Year:  2023

Director:  Ari Aster

Rated:  R

Release:  April 20, 2023

Distributor: Roadshow

Running time: 179 minutes

Worth: $15.00
FilmInk rates movies out of $20 — the score indicates the amount we believe a ticket to the movie to be worth

Cast:
Joaquin Phoenix, Patti LuPone, Amy Smart, Zoe Lister-Jones, Denis Menochet, Parker Posey, Richard Kind

Intro:
If you are prepared for a big viewer commitment and relish those animated discussions afterwards (everyone will have a different bit to pick apart/comment on), then go. But also, be afraid, be very afraid.

To suggest Ari Aster has mother issues might be like pointing out that bears defecate in the woods. But he doesn’t just use his background to fire his imagination, he insists on putting it ALL out there in a sprawling three-hour bat-shit crazy vision that comes across as something like Medea crossed with The Truman Show.

Of course, Oedipal explorations of voracious (and, yes,  sometimes Jewish) mothers have been the stuff of cinema for decades, and consequently there are dozens of reference points and filmic nods in this potpourri. Still, you could say this is the mother of all mother movies. It makes Darren Aronofsky (who kind of went there in Mother! In 2017) look like a sane and understated realist.

At this point, we would normally proceed to some description of the setting and the plot, but we have to admit partial defeat. The film more or less deconstructs all of those elements. Of course, there is a logic to throwing out logic, but that is part of the paradox of this film. This could be read as a three-hour dream sequence. It also tries to get inside everyday ‘normal’, medicated semi-psychosis in a scattershot yet highly cinematic way.

To be fair, it starts arrestingly. Joaquin Phoenix – who after his Oscar turn as a disintegrating man in The Joker, must have been the first (if not only) choice for this role – plays the eponymous Beau. He is a slightly portly, traumatised man-child who lives in a kind of Lynchian world (think real estate run by Eraserhead and Twin Peaks Ltd)).

His shrink (a delightfully creepy performance from Stephen McKinley Henderson) has put him on meds, but these have to be taken with water. Beau’s day starts badly when he swallows the tablet but realises that his taps don’t work. Cue a nightmarish dash to the local convenience store.

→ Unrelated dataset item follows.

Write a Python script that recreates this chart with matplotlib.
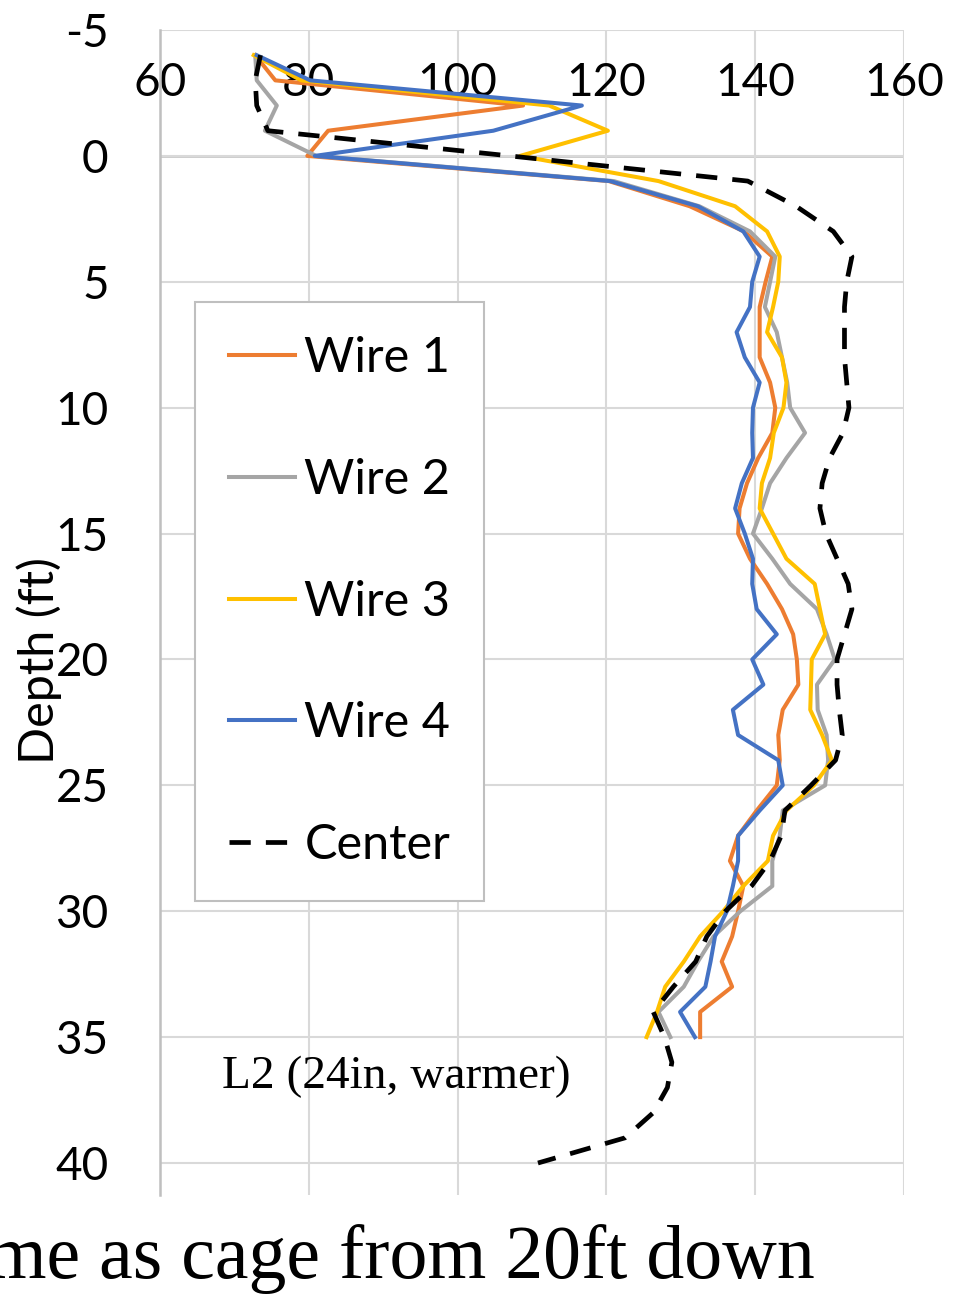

This would be fine if the street outside his block wasn’t littered with dead bodies, junkies, and naked crazies randomly stabbing people. This is a kind of end of days scenario that Cormac McCarthy would have been proud of, but Aster seems to present it as just another day in the neighbourhood. From there, it all goes further downhill (or off the rails) and at a duration and pace which is frankly exhausting.

Beau is supposed to be visiting his mega rich and mega mad mother (Patti LuPone), but to get there, he has to traverse a fairy-tale world of hero’s challenges.

Of course, people will say that you are not expected to read this film literally. As indicated, it inhabits a dream (that is, nightmare) world with its own inner logic. The problem is that unless you are being paid to listen as a shrink is, these dreams can become both baffling and, let’s say, tedious.

Aster has only made a few films, but his Hereditary and Midsommer gave us a taste of how he likes to get weird and dreamlike and nasty all at the same time. He is better at horror than he is at straight drama. Here, he has all the budget but none of the discipline.

It is no doubt going to be a cult movie for some, and Phoenix throws himself into the role in a way which is never less than watchable. He really is a remarkable actor. Also, some of the set pieces (and there’s a dozen of them in the three hours running time) are indelible, but there is definitely a law of diminishing returns here. The cinematic and literary tropes and references pile up and more or less bury us. By the end, it is hard to really hang in there and to continue to care about poor old put-upon Beau.

If you are prepared for a big viewer commitment and relish those animated discussions afterwards (everyone will have a different bit to pick apart/comment on), then go. But also, be afraid, be very afraid.